Collins, who has introduced legislation with other members of the committee to improve election cybersecurity, also pressed Johnson, asking if he should have issued stronger warnings in 2016 as it became clear that Russians were trying to intrude into the systems.
Johnson defended the way he alerted state and local election officials, noting that in the late summer and fall of 2016 he was repeatedly issuing public warnings for those officials to get cybersecurity assistance from the department.
"We were beating the drum pretty hard," Johnson said.
California Sen. Dianne Feinstein, a Democrat, also lambasted the Obama administration's response, saying it was not sufficient to warn the public "in any way, shape or form."
Senators are now urging state and local election officials to take advantage of resources provided by the Homeland Security Department, such as comprehensive risk assessments and remote cyberscanning of their networks to spot vulnerabilities. Overall, experts say far too little has been done to shore up those vulnerabilities in 10,000 U.S. voting jurisdictions that mostly run on obsolete and imperfectly secured technology.

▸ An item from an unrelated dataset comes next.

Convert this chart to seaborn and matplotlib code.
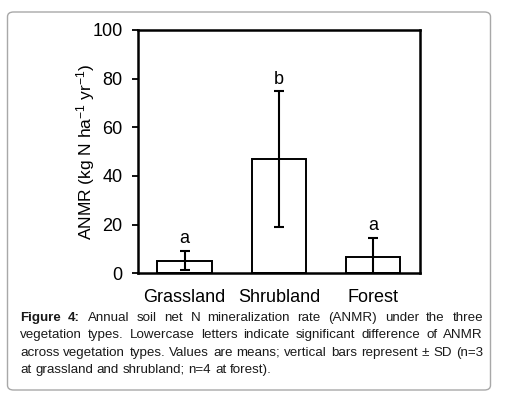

As of last month, just 14 states had requested risk assessments and 30 had asked for remote cyberscans of their networks, according to Homeland Security officials. But even that was straining resources, since many of those risk assessments have not been completed.
Warner has said he thinks the process to prevent any compromise of election systems needs to be more robust, especially since President Donald Trump has not addressed the matter as an urgent problem.
"Every one of Mr. Trump's appointees in law enforcement and national security acknowledge what an ongoing threat Russia is," Warner said Tuesday. "It's pretty amazing to me we've had the director of the FBI, the director of national intelligence and the head of the NSA say in public testimony within the last month that they've received no direction from the White House to make election security a priority."
Nielsen defended Trump at the hearing, saying, "the line he is drawing is that no votes were changed. That doesn't mean there's not a threat."
She added: "We think the threat remains high."